Trascorsi ben tredici anni, il soggetto terminava l'esecuzione della misura cautelare e della pena e, immediatamente, gli veniva notificato il provvedimento di esecuzione della risalente misura di prevenzione.
Successivamente, il soggetto veniva sorpreso dalle forze dell'ordine a violarla perché partecipava ad un ricevimento fuori dal Comune di soggiorno. Per questi motivi veniva denunciato e a suo carico iniziava un processo per il reato di cui all'art. 75, co. 2 D.P.R. n. 159/2011.

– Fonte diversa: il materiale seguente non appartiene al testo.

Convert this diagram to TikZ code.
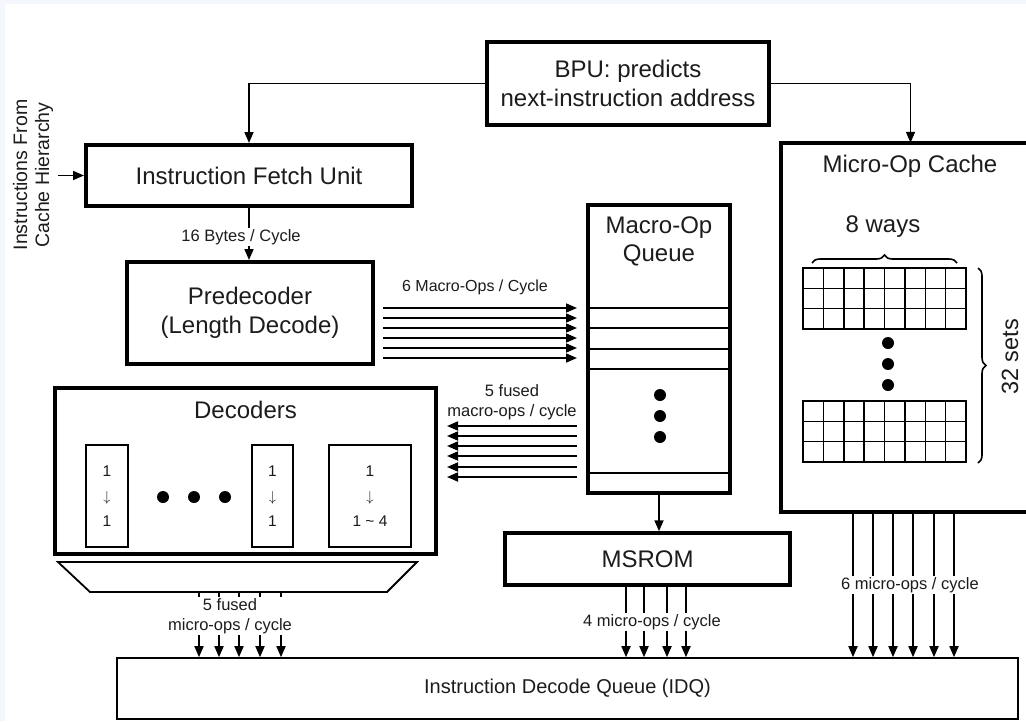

Nel corso del processo la difesa sosteneva che, durante il lungo periodo di sospensione della misura di prevenzione, erano intervenute una sentenza della Corte Costituzionale e una novella legislativa che affermavano che, laddove le misure di prevenzione restino sospese per un lungo periodo, è necessario un giudizio di rivalutazione dell'attuale pericolosità del soggetto. Giudizio che non era stato eseguito.
Il Tribunale di Napoli, competente per il giudizio di primo grado sul reato, con sentenza dell'anno 2020, condannava l'imputato. In particolare, il Tribunale giustificava la decisione sul presupposto che la misura cautelare cui il soggetto era sottoposto valeva a dimostrarne la pericolosità sociale.
La difesa proponeva appello e la Corte di Appello di Napoli confermava la sentenza di primo grado.
La difesa, dunque, proponeva ricorso per cassazione deducendo il vizio logico della sentenza di primo grado, che la sentenza della Corte di Appello di Napoli non aveva sanato.
La Corte di cassazione dava ragione alla difesa e annullava con rinvio la sentenza da ultimo emessa.
Nel giudizio conseguente al rinvio, conclusosi nel mese di marzo 2024, la difesa deduceva nuovamente l'originario vizio logico che, non soltanto non era stato sanato, ma che, viste le circostanze, non poteva essere sanato da alcun atto o provvedimento successivo, neanche mediante il ricorso ad una valutazione storica o retroattiva della pericolosità sociale del soggetto. Finalmente, la Corte di Appello riconosceva la correttezza dell'impostazione della tesi difensiva ed assolveva l'imputato con formula piena: perché il fatto non sussiste.
Questa vicenda dimostra come un vizio logico può restare inafferrabile per anni.